* WORK REQUIRED *
Quote the whole listing exactly. Leave the pictures out of your copy.

[Entries with chart source code]
## START

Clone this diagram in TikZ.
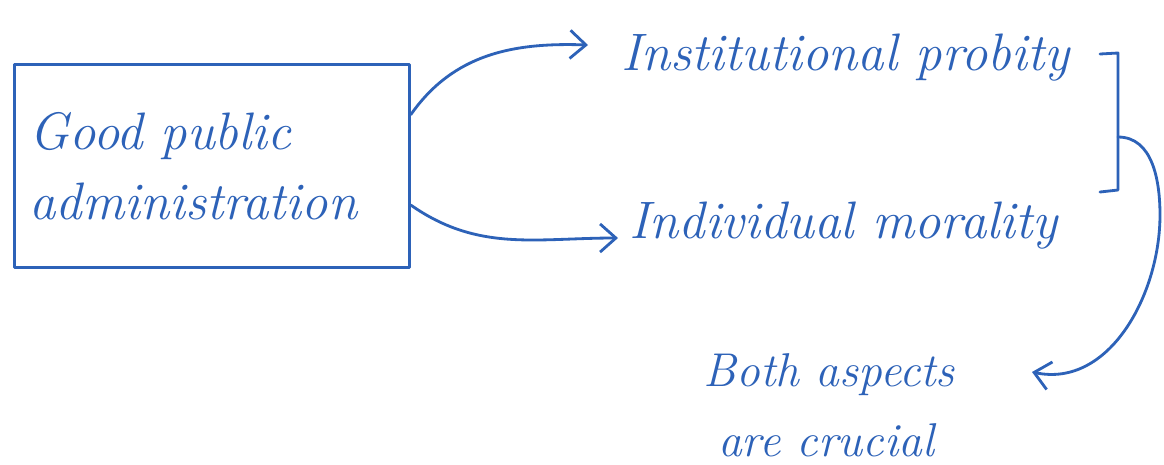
\documentclass[tikz,border=0pt]{standalone}
\usepackage{tikz}
\usetikzlibrary{positioning, arrows.meta, calc}
\definecolor{ink}{HTML}{2D62B8}
\tikzset{
  x=0.02cm, y=-0.02cm,
  pen/.style={draw=ink, line width=1.6pt, line cap=round, line join=round},
  link/.style={pen, -{Straight Barb[length=9pt, width=16pt, line width=1.6pt]}},
  hand/.style={text=ink, font=\fontsize{30}{40}\selectfont\itshape, inner sep=2pt},
}

\begin{document}
\begin{tikzpicture}
    \useasboundingbox[fill=white] (0,0) rectangle (1164,464);

    % labels
    \node[hand, pen, minimum height=4.06cm, text width=7.3cm, inner xsep=0.3cm, align=left] (gpa) at (212,166) {Good public\\administration};
    \node[hand, anchor=west] (inst) at (618,58) {Institutional probity};
    \node[hand, anchor=west] (indiv) at (626,226) {Individual morality};
    \node[hand, font=\fontsize{27}{40}\selectfont\itshape, align=left, anchor=west] (both) at (700,405) {Both aspects\\\hspace{0.3em}are crucial};

    % bracket
    \coordinate (brtop) at (1118,53);
    \coordinate (brbot) at (1118,190);
    \coordinate (brmid) at (1118,137);
    \coordinate (tipboth) at (1032,372);
    \draw[pen] ($(brtop)+(-18,1)$) -- (brtop) -- (brbot) -- ++(-18,2);

    % arrows
    \draw[link] ($(gpa.north east)!0.25!(gpa.south east)$) to[out=55, in=178] ($(inst.west)+(-30,-13)$);
    \draw[link] ($(gpa.north east)!0.69!(gpa.south east)$) to[out=-35, in=180] ($(indiv.west)+(-8,12)$);
    \draw[link] (brmid) to[out=0, in=90] (1160,215) to[out=-90, in=-12] (tipboth);
\end{tikzpicture}
\end{document}
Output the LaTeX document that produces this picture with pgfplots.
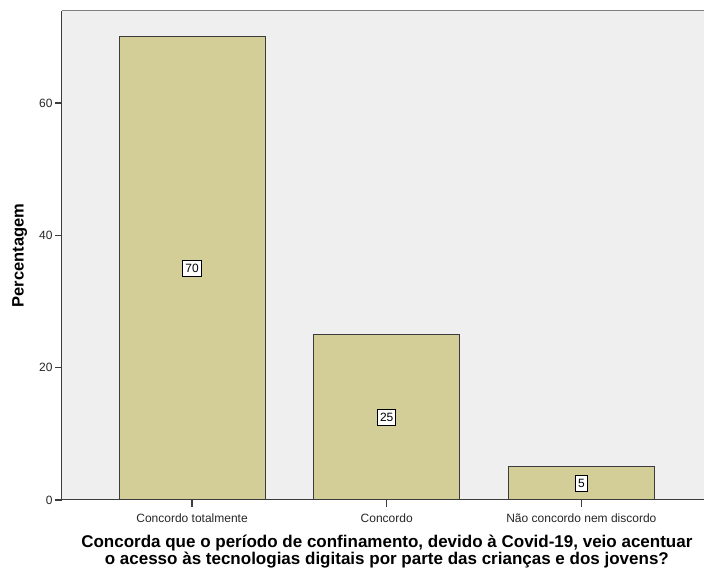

## END

* TASK OUTPUT *
Clone this diagram in TikZ.
\documentclass[tikz,border=0pt]{standalone}
\usepackage{tikz}
\usetikzlibrary{positioning, arrows.meta, calc}
\definecolor{ink}{HTML}{2D62B8}
\tikzset{
  x=0.02cm, y=-0.02cm,
  pen/.style={draw=ink, line width=1.6pt, line cap=round, line join=round},
  link/.style={pen, -{Straight Barb[length=9pt, width=16pt, line width=1.6pt]}},
  hand/.style={text=ink, font=\fontsize{30}{40}\selectfont\itshape, inner sep=2pt},
}

\begin{document}
\begin{tikzpicture}
    \useasboundingbox[fill=white] (0,0) rectangle (1164,464);

    % labels
    \node[hand, pen, minimum height=4.06cm, text width=7.3cm, inner xsep=0.3cm, align=left] (gpa) at (212,166) {Good public\\administration};
    \node[hand, anchor=west] (inst) at (618,58) {Institutional probity};
    \node[hand, anchor=west] (indiv) at (626,226) {Individual morality};
    \node[hand, font=\fontsize{27}{40}\selectfont\itshape, align=left, anchor=west] (both) at (700,405) {Both aspects\\\hspace{0.3em}are crucial};

    % bracket
    \coordinate (brtop) at (1118,53);
    \coordinate (brbot) at (1118,190);
    \coordinate (brmid) at (1118,137);
    \coordinate (tipboth) at (1032,372);
    \draw[pen] ($(brtop)+(-18,1)$) -- (brtop) -- (brbot) -- ++(-18,2);

    % arrows
    \draw[link] ($(gpa.north east)!0.25!(gpa.south east)$) to[out=55, in=178] ($(inst.west)+(-30,-13)$);
    \draw[link] ($(gpa.north east)!0.69!(gpa.south east)$) to[out=-35, in=180] ($(indiv.west)+(-8,12)$);
    \draw[link] (brmid) to[out=0, in=90] (1160,215) to[out=-90, in=-12] (tipboth);
\end{tikzpicture}
\end{document}
Output the LaTeX document that produces this picture with pgfplots.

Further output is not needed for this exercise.